When Cassius went about soliciting friends to engage in this design against Caesar, all whom he tried readily consented, if Brutus would be head of it; for their opinion was that the enterprise wanted not hands or resolution, but the reputation and authority of a man such as he was, to give as it were the first religious sanction, and by his presence, if by nothing else, to justify the undertaking; that without him they should go about this action with less heart, and should lie under greater suspicions when they had done it; for if their cause had been just and honourable, people would be sure that Brutus would not have refused it. Cassius, having considered these things with himself, went to Brutus and made him the first visit after their falling out; and after the compliments of reconciliation had passed, and former kindnesses were renewed between them, he asked him if he designed to be present on the calends of March, for it was discoursed, he said, that Caesar's friends intended then to move that he might be made king.

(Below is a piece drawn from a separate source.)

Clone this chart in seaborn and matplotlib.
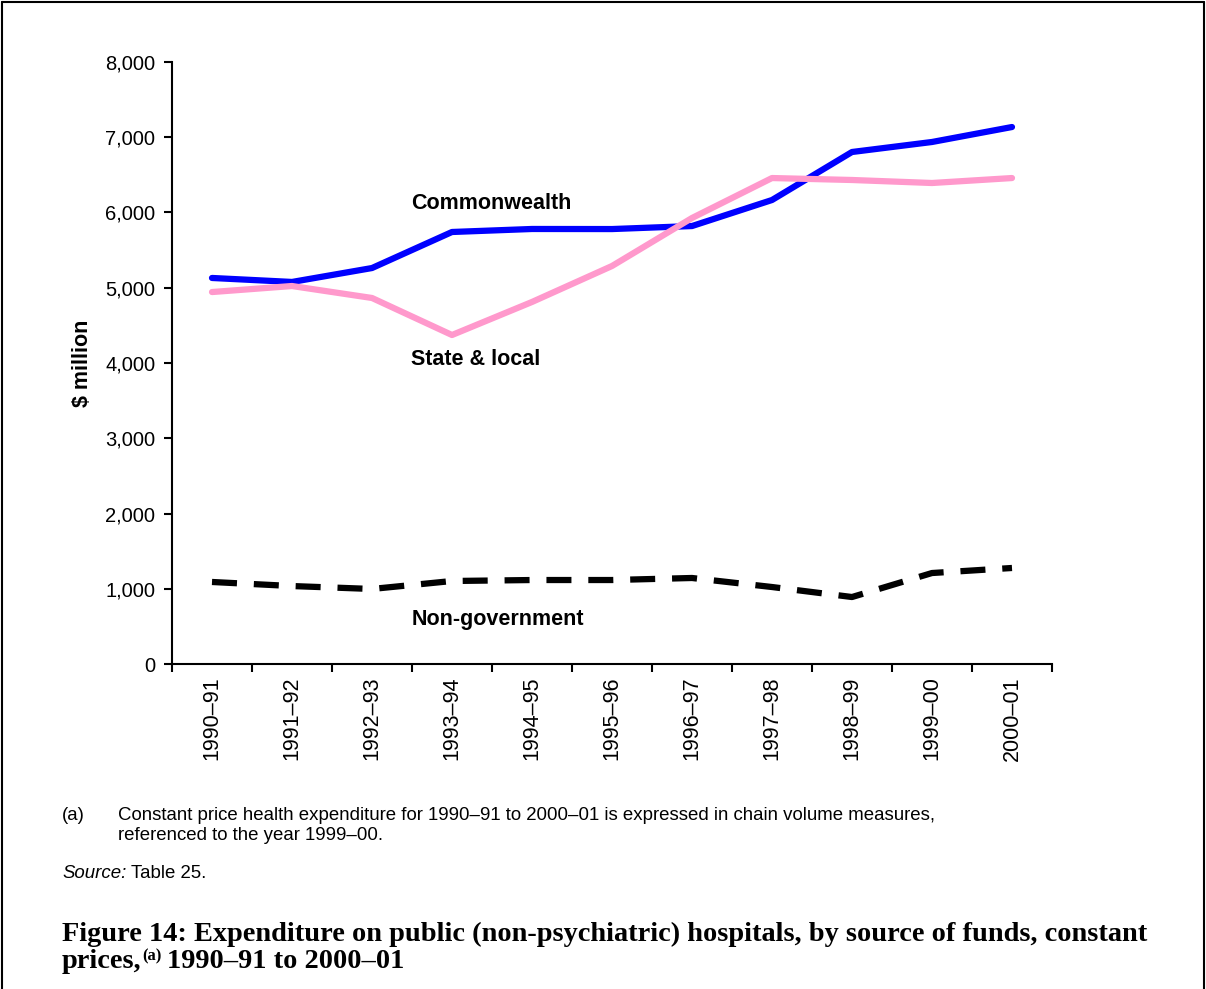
import matplotlib
matplotlib.use("Agg")
import matplotlib.pyplot as plt
from matplotlib.lines import Line2D
import seaborn as sns

years = ["1990–91", "1991–92", "1992–93", "1993–94", "1994–95", "1995–96",
         "1996–97", "1997–98", "1998–99", "1999–00", "2000–01"]
commonwealth = [5130, 5077, 5262, 5741, 5781, 5780, 5820, 6166, 6804, 6937, 7136]
state_local = [4943, 5023, 4864, 4372, 4811, 5289, 5927, 6458, 6432, 6392, 6458]
non_government = [1090, 1036, 997, 1103, 1116, 1116, 1143, 1023, 890, 1209, 1276]
yticks = [0, 1000, 2000, 3000, 4000, 5000, 6000, 7000, 8000]

sns.set_style("white")
plt.rcParams["font.family"] = ["Liberation Sans", "DejaVu Sans"]
plt.rcParams.update({"text.color": "black", "axes.labelcolor": "black",
                     "xtick.color": "black", "ytick.color": "black"})

W, H = 1206, 989
fig = plt.figure(figsize=(W / 100, H / 100), dpi=100)
ax = fig.add_axes([172 / W, 1 - 664 / H, 880 / W, 602 / H])

pos = list(range(len(years)))
sns.lineplot(x=pos, y=commonwealth, ax=ax, color="#0000FF", linewidth=4.5)
sns.lineplot(x=pos, y=state_local, ax=ax, color="#FF99CC", linewidth=4.5)
sns.lineplot(x=pos, y=non_government, ax=ax, color="black", linewidth=4.5)
ng = ax.lines[-1]
ng.set_dashes((4.0, 2.7))
ng.set_dash_capstyle("butt")

# series labels
lab_kw = dict(fontsize=15.5, fontweight="bold", ha="left", va="center")
ax.text(2.49, 6126, "Commonwealth", **lab_kw)
ax.text(2.49, 4040, "State & local", **lab_kw)
ax.text(2.49, 598, "Non-government", **lab_kw)

ax.set_xlim(-0.5, len(years) - 0.5)
ax.set_ylim(0, 8000)
ax.set_yticks(yticks)
ax.set_yticklabels([f"{v:,}" for v in yticks], fontsize=14.5)

# boundary ticks on major, labels on minor
ax.set_xticks([p - 0.5 for p in pos] + [len(years) - 0.5])
ax.set_xticklabels([])
ax.set_xticks(pos, minor=True)
ax.set_xticklabels(years, minor=True, rotation=90, fontsize=15.5)
ax.tick_params(axis="x", which="major", direction="out", length=6, width=1.5)
ax.tick_params(axis="x", which="minor", length=0, pad=9)
ax.tick_params(axis="y", direction="out", length=6, width=1.5, pad=6)
ax.tick_params(left=True, bottom=True)

for side in ["top", "right"]:
    ax.spines[side].set_visible(False)
for side in ["left", "bottom"]:
    ax.spines[side].set_linewidth(1.5)
    ax.spines[side].set_color("black")

ax.set_ylabel("$ million", fontsize=15.5, fontweight="bold")
ax.yaxis.set_label_coords(-0.09, 0.5)

renderer = fig.canvas.get_renderer()


def text_after(prev, gap_px, s, **kw):
    bb = prev.get_window_extent(renderer)
    x, y = prev.get_position()
    return fig.text((bb.x1 + gap_px) / W, y, s, **kw)


# footnotes
fn = 13.4
fig.text(62 / W, 1 - 815 / H, "(a)", fontsize=fn, va="center")
fig.text(118 / W, 1 - 815 / H,
         "Constant price health expenditure for 1990–91 to 2000–01 is expressed in chain volume measures,",
         fontsize=fn, va="center")
fig.text(118 / W, 1 - 836 / H, "referenced to the year 1999–00.", fontsize=fn, va="center")
src = fig.text(62 / W, 1 - 873 / H, "Source:", fontsize=fn, va="center", style="italic")
text_after(src, 5, "Table 25.", fontsize=fn, va="center")

# caption
cap_fam = ["Liberation Serif", "DejaVu Serif"]
cap_kw = dict(fontsize=20.4, fontweight="bold", va="center", family=cap_fam)
fig.text(62 / W, 1 - 934 / H,
         "Figure 14: Expenditure on public (non-psychiatric) hospitals, by source of funds, constant",
         **cap_kw)
p1 = fig.text(62 / W, 1 - 962 / H, "prices,", **cap_kw)
bb = p1.get_window_extent(renderer)
sup = fig.text((bb.x1 + 1) / W, 1 - 956 / H, "(a)", fontsize=12, fontweight="bold",
               va="center", family=cap_fam)
bb2 = sup.get_window_extent(renderer)
fig.text((bb2.x1 + 5) / W, 1 - 962 / H, "1990–91 to 2000–01", **cap_kw)

# page frame (left, top, right)
for xs, ys in [([2 / W, 2 / W], [0, 1 - 2 / H]),
               ([2 / W, 1 - 2 / W], [1 - 2 / H, 1 - 2 / H]),
               ([1 - 2 / W, 1 - 2 / W], [0, 1 - 2 / H])]:
    fig.add_artist(Line2D(xs, ys, color="black", linewidth=1.5))

fig.savefig("out.png", dpi=100)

When Brutus answered, that he would not be there, "But what," says Cassius, "if they should send for us?"
"It will be my business, then," replied Brutus, "not to hold my peace, but to stand up boldly, and die for the liberty of my country."
To which Cassius with some emotion answered,
"But what Roman will suffer you to die? What, do you not know yourself, Brutus? Or do you think that those writings that you find upon your praetor's seat were put there by weavers and shopkeepers, and not by the first and most powerful men of Rome? From other praetors, indeed, they expect largesses and shows and gladiators, but from you they claim, as an hereditary debt, the exurpation of tyranny; they are all ready to suffer anything on your account, if you will but show yourself such as they think you are and expect you should be."
Which said, he fell upon Brutus, and embraced him; and after this, they parted each to try their several friends.